*RAW DATA*:
* BEGIN *
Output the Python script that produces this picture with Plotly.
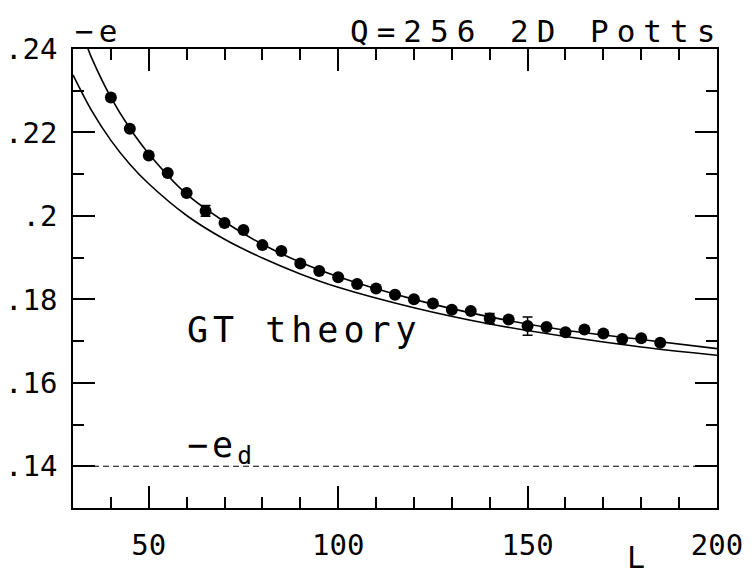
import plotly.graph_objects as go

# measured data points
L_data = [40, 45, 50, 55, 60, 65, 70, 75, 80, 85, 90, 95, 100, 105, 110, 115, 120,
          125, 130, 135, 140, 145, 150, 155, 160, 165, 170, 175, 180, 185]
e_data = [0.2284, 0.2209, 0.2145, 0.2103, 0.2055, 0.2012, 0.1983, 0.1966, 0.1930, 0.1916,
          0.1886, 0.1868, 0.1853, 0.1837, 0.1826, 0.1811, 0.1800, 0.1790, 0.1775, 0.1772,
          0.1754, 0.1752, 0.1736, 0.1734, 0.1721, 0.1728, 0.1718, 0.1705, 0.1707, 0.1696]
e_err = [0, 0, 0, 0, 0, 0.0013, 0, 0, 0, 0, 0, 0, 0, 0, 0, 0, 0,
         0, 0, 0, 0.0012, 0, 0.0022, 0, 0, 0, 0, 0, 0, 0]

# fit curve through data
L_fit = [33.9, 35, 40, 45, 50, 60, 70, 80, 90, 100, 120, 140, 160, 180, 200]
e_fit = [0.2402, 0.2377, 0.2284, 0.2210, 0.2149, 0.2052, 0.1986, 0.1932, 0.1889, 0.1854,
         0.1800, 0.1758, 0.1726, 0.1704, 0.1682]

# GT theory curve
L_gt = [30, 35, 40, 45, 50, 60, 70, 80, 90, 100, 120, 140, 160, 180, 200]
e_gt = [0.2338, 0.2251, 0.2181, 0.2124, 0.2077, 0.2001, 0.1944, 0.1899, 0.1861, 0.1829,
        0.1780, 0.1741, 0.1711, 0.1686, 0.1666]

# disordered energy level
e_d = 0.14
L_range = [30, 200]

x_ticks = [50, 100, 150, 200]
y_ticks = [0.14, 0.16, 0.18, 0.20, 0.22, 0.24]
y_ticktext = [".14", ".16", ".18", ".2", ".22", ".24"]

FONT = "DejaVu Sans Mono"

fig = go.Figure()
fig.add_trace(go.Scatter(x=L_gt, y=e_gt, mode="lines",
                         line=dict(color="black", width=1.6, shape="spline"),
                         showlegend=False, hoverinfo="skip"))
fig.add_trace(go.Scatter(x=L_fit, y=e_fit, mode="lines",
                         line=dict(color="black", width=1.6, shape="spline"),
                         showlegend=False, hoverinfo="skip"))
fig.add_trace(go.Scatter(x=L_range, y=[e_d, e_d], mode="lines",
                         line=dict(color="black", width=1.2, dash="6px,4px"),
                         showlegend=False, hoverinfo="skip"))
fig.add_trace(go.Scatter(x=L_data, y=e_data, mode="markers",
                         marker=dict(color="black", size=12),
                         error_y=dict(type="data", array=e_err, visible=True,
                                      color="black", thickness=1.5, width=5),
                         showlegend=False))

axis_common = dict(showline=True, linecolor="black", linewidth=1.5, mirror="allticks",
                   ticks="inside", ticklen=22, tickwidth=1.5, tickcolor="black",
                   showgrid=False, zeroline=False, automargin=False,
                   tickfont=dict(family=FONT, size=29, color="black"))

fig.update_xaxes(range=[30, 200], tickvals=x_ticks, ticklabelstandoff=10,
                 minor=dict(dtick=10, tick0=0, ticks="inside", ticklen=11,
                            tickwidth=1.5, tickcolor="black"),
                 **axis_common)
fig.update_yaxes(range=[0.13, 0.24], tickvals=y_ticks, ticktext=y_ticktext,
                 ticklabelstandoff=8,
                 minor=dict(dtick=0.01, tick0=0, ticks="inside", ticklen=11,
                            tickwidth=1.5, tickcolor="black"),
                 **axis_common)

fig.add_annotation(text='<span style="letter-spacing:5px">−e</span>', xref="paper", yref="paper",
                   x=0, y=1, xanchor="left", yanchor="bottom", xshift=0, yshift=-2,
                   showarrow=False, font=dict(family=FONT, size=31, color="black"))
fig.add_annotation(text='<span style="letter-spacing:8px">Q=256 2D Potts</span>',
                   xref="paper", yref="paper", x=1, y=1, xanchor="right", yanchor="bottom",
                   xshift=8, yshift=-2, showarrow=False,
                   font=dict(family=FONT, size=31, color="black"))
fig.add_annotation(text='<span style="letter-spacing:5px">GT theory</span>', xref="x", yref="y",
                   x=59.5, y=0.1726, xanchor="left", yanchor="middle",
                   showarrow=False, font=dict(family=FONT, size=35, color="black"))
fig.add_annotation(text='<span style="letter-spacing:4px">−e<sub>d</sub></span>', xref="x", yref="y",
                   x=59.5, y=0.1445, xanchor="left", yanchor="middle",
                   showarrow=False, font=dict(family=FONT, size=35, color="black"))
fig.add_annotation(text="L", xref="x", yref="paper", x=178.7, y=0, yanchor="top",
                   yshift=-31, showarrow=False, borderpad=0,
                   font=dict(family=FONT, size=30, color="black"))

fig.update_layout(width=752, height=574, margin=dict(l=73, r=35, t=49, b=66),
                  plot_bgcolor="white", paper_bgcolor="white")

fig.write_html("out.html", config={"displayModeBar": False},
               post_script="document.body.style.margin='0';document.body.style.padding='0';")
* END *
*REQUIRED TASK*: Repeat the lines above exactly, and keep every picture out.

*RESPONSE TO THE TASK*:
Output the Python script that produces this picture with Plotly.
import plotly.graph_objects as go

# measured data points
L_data = [40, 45, 50, 55, 60, 65, 70, 75, 80, 85, 90, 95, 100, 105, 110, 115, 120,
          125, 130, 135, 140, 145, 150, 155, 160, 165, 170, 175, 180, 185]
e_data = [0.2284, 0.2209, 0.2145, 0.2103, 0.2055, 0.2012, 0.1983, 0.1966, 0.1930, 0.1916,
          0.1886, 0.1868, 0.1853, 0.1837, 0.1826, 0.1811, 0.1800, 0.1790, 0.1775, 0.1772,
          0.1754, 0.1752, 0.1736, 0.1734, 0.1721, 0.1728, 0.1718, 0.1705, 0.1707, 0.1696]
e_err = [0, 0, 0, 0, 0, 0.0013, 0, 0, 0, 0, 0, 0, 0, 0, 0, 0, 0,
         0, 0, 0, 0.0012, 0, 0.0022, 0, 0, 0, 0, 0, 0, 0]

# fit curve through data
L_fit = [33.9, 35, 40, 45, 50, 60, 70, 80, 90, 100, 120, 140, 160, 180, 200]
e_fit = [0.2402, 0.2377, 0.2284, 0.2210, 0.2149, 0.2052, 0.1986, 0.1932, 0.1889, 0.1854,
         0.1800, 0.1758, 0.1726, 0.1704, 0.1682]

# GT theory curve
L_gt = [30, 35, 40, 45, 50, 60, 70, 80, 90, 100, 120, 140, 160, 180, 200]
e_gt = [0.2338, 0.2251, 0.2181, 0.2124, 0.2077, 0.2001, 0.1944, 0.1899, 0.1861, 0.1829,
        0.1780, 0.1741, 0.1711, 0.1686, 0.1666]

# disordered energy level
e_d = 0.14
L_range = [30, 200]

x_ticks = [50, 100, 150, 200]
y_ticks = [0.14, 0.16, 0.18, 0.20, 0.22, 0.24]
y_ticktext = [".14", ".16", ".18", ".2", ".22", ".24"]

FONT = "DejaVu Sans Mono"

fig = go.Figure()
fig.add_trace(go.Scatter(x=L_gt, y=e_gt, mode="lines",
                         line=dict(color="black", width=1.6, shape="spline"),
                         showlegend=False, hoverinfo="skip"))
fig.add_trace(go.Scatter(x=L_fit, y=e_fit, mode="lines",
                         line=dict(color="black", width=1.6, shape="spline"),
                         showlegend=False, hoverinfo="skip"))
fig.add_trace(go.Scatter(x=L_range, y=[e_d, e_d], mode="lines",
                         line=dict(color="black", width=1.2, dash="6px,4px"),
                         showlegend=False, hoverinfo="skip"))
fig.add_trace(go.Scatter(x=L_data, y=e_data, mode="markers",
                         marker=dict(color="black", size=12),
                         error_y=dict(type="data", array=e_err, visible=True,
                                      color="black", thickness=1.5, width=5),
                         showlegend=False))

axis_common = dict(showline=True, linecolor="black", linewidth=1.5, mirror="allticks",
                   ticks="inside", ticklen=22, tickwidth=1.5, tickcolor="black",
                   showgrid=False, zeroline=False, automargin=False,
                   tickfont=dict(family=FONT, size=29, color="black"))

fig.update_xaxes(range=[30, 200], tickvals=x_ticks, ticklabelstandoff=10,
                 minor=dict(dtick=10, tick0=0, ticks="inside", ticklen=11,
                            tickwidth=1.5, tickcolor="black"),
                 **axis_common)
fig.update_yaxes(range=[0.13, 0.24], tickvals=y_ticks, ticktext=y_ticktext,
                 ticklabelstandoff=8,
                 minor=dict(dtick=0.01, tick0=0, ticks="inside", ticklen=11,
                            tickwidth=1.5, tickcolor="black"),
                 **axis_common)

fig.add_annotation(text='<span style="letter-spacing:5px">−e</span>', xref="paper", yref="paper",
                   x=0, y=1, xanchor="left", yanchor="bottom", xshift=0, yshift=-2,
                   showarrow=False, font=dict(family=FONT, size=31, color="black"))
fig.add_annotation(text='<span style="letter-spacing:8px">Q=256 2D Potts</span>',
                   xref="paper", yref="paper", x=1, y=1, xanchor="right", yanchor="bottom",
                   xshift=8, yshift=-2, showarrow=False,
                   font=dict(family=FONT, size=31, color="black"))
fig.add_annotation(text='<span style="letter-spacing:5px">GT theory</span>', xref="x", yref="y",
                   x=59.5, y=0.1726, xanchor="left", yanchor="middle",
                   showarrow=False, font=dict(family=FONT, size=35, color="black"))
fig.add_annotation(text='<span style="letter-spacing:4px">−e<sub>d</sub></span>', xref="x", yref="y",
                   x=59.5, y=0.1445, xanchor="left", yanchor="middle",
                   showarrow=False, font=dict(family=FONT, size=35, color="black"))
fig.add_annotation(text="L", xref="x", yref="paper", x=178.7, y=0, yanchor="top",
                   yshift=-31, showarrow=False, borderpad=0,
                   font=dict(family=FONT, size=30, color="black"))

fig.update_layout(width=752, height=574, margin=dict(l=73, r=35, t=49, b=66),
                  plot_bgcolor="white", paper_bgcolor="white")

fig.write_html("out.html", config={"displayModeBar": False},
               post_script="document.body.style.margin='0';document.body.style.padding='0';")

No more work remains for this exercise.